Not surprisingly, we read in the Daily Mail:

One in three middle-aged men are increasing their chances of developing cancer and liver disease through 'risky drinking.'

A study found 31 per cent of men aged over 45 regularly drank the equivalent of more than two pints of beer five times a week.

Whilst over the safe limits it is not classed as binge drinking and researchers said drinkers may not realise it could affect their health.
There’s no point in attempting to refute this, but the idea that middle-aged men drinking three pints five times a week (which I suspect includes many readers of this blog) is storing up some kind of health timebomb really does strain credulity to breaking point.

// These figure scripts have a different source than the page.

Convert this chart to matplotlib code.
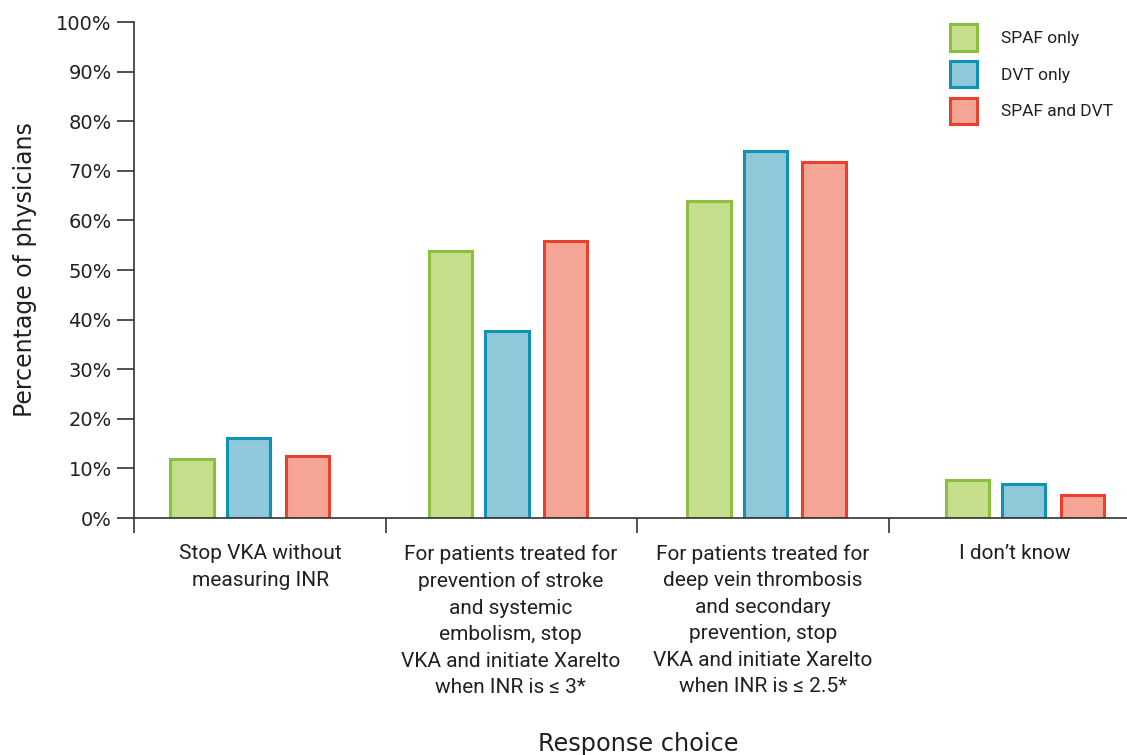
import matplotlib.pyplot as plt
import numpy as np

plt.rcParams['font.family'] = ['DejaVu Sans']

# Response choices and survey results (% of physicians)
categories = [
    'Stop VKA without\nmeasuring INR',
    'For patients treated for\nprevention of stroke\nand systemic\nembolism, stop\nVKA and initiate Xarelto\nwhen INR is \u2264 3*',
    'For patients treated for\ndeep vein thrombosis\nand secondary\nprevention, stop\nVKA and initiate Xarelto\nwhen INR is \u2264 2.5*',
    'I don\u2019t know',
]
series_names = ['SPAF only', 'DVT only', 'SPAF and DVT']
spaf_only = [11.8, 53.8, 64.0, 7.7]
dvt_only = [16.1, 37.8, 73.9, 6.8]
spaf_and_dvt = [12.4, 55.8, 71.8, 4.7]
y_ticks = np.arange(0, 101, 10)

fills = ['#c6df8c', '#8fc8d8', '#f5a595']
edges = ['#8dbf3f', '#0f93b5', '#e8412f']
text_col = '#231f20'
narrow = ['Roboto', 'DejaVu Sans']

fig = plt.figure(figsize=(11.27, 7.55), dpi=100)
ax = fig.add_axes([134 / 1127, 237 / 755, (1127 - 134) / 1127, 496 / 755])

x = np.arange(len(categories))
offsets = [-0.218, 0.0, 0.228]
width = 0.168
for vals, off, fc, ec, name in zip([spaf_only, dvt_only, spaf_and_dvt],
                                   offsets, fills, edges, series_names):
    ax.bar(x + off, vals, width, facecolor=fc, edgecolor=ec,
           linewidth=2.2, label=name, zorder=2)

ax.set_xlim(-0.443, 3.40)
ax.set_ylim(0, 100)

# y axis
ax.set_yticks(y_ticks)
ax.set_yticklabels([f'{v}%' for v in y_ticks], fontsize=14, color=text_col)
ax.tick_params(axis='y', length=12, width=1.2, color='#333333', pad=4)

# category labels between separator ticks
label_pos = [0.045, 1.013, 1.991, 2.967]
ax.set_xticks(label_pos)
ax.set_xticklabels(categories, fontsize=15, color=text_col, family=narrow,
                   linespacing=1.5, va='top')
ax.tick_params(axis='x', which='major', length=0, pad=19)
ax.set_xticks([-0.443, 0.532, 1.503, 2.479], minor=True)
ax.tick_params(axis='x', which='minor', length=11, width=1.2,
               color='#333333', direction='out')

for side in ['top', 'right']:
    ax.spines[side].set_visible(False)
for side in ['left', 'bottom']:
    ax.spines[side].set_linewidth(1.2)
    ax.spines[side].set_color('#333333')

ax.set_ylabel('Percentage of physicians', fontsize=17, color=text_col,
              labelpad=14)
fig.text(0.566, 4 / 755, 'Response choice', fontsize=17.3, color=text_col,
         ha='center', va='baseline')

leg = ax.legend(loc='upper left', bbox_to_anchor=(0.806, 1.028), frameon=False,
                prop={'family': narrow, 'size': 12.5}, handlelength=1.55,
                handleheight=2.0, handletextpad=1.38, labelspacing=0.58,
                labelcolor=text_col)

fig.savefig('out.png', dpi=100, facecolor='white')
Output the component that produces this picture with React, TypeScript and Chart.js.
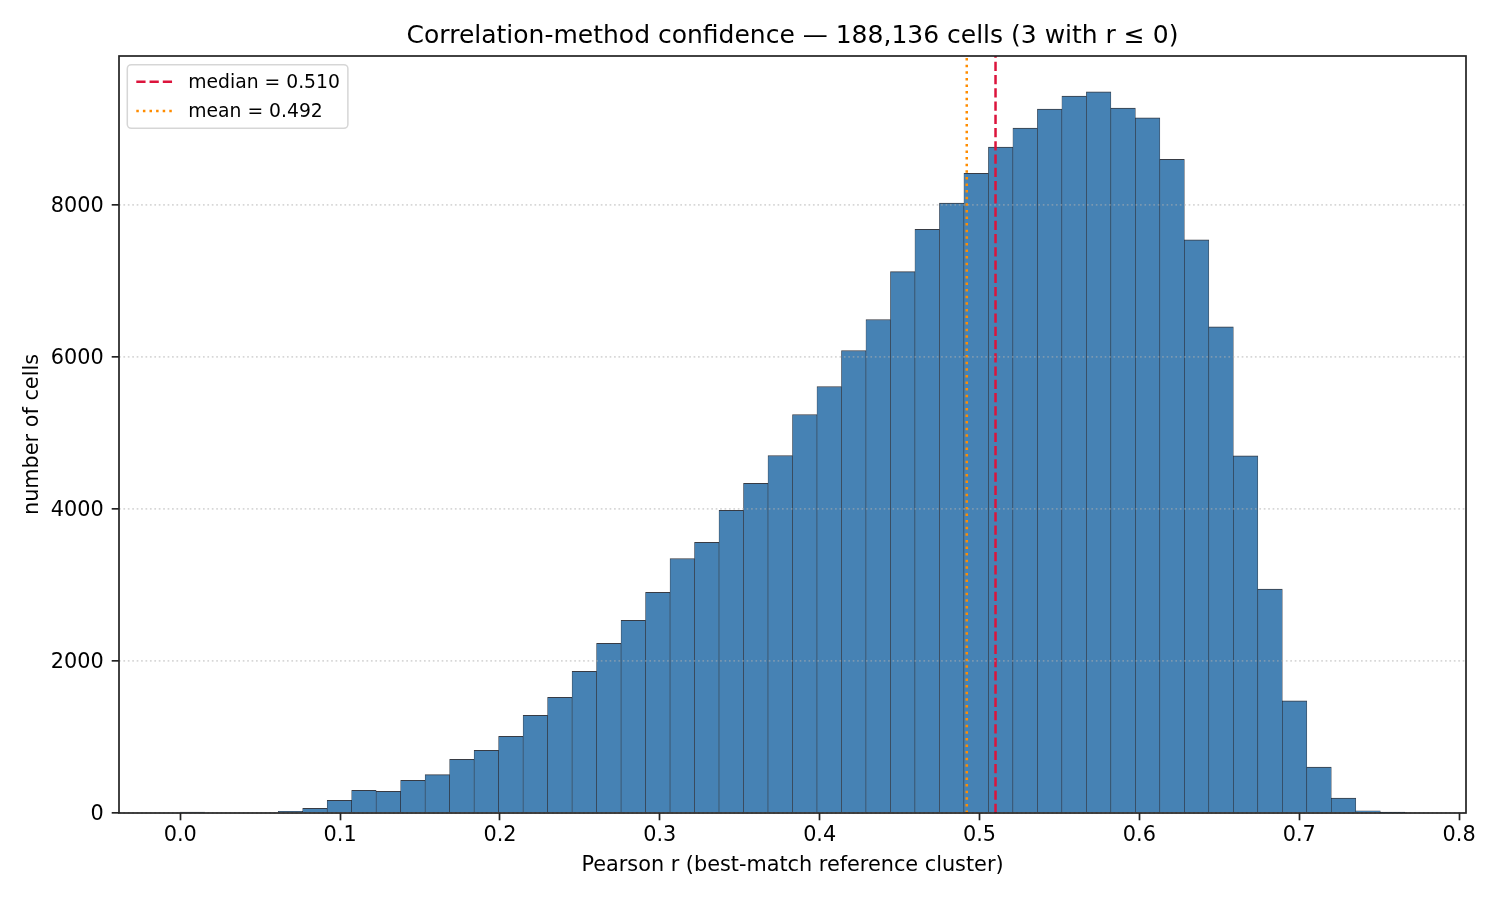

All of this rests on a complete misinterpretation of the concept of risk. As I’ve often said before, once you’re over the top of the bell curve of alcohol-related health impacts, you don’t suddenly fall off a cliff, but for quite a distance just experience a gentle downward slope. You have to go a long way before you get down to the same level as teetotallers, and in any case a 50% increase in a minimal risk is still a minimal risk.

You increasingly get the feeling that, rather than addressing genuine health problems, the medical profession are doing their best to spread anxiety, guilt and self-loathing amongst the broad spread of those who engage in statistically “normal” behaviour, on food as much as alcohol. As the great Dr Heinz Kiosk might have said, “we are all alcoholics now”.


  1. Journalists are of course noted for their sober habits and are all in bed with a cup of Horlicks by 10.30 p.m.

  2. ... and according to that other august publication, The Daily Mirror, 20 Britons a year die falling out of bed every year.

    Does that mean we should all sleep on the floor?

    How come these reports never provide comparables, such as what other factors might influence ones propensity to cancer etc from other causes.

    That's the trouble with environmental factors, it is more than likely a combination of factors (including ones genetic makeup and family history) that determine the risk of cancer in an individual.

    More scare mongering from the anti-alcohol brigade!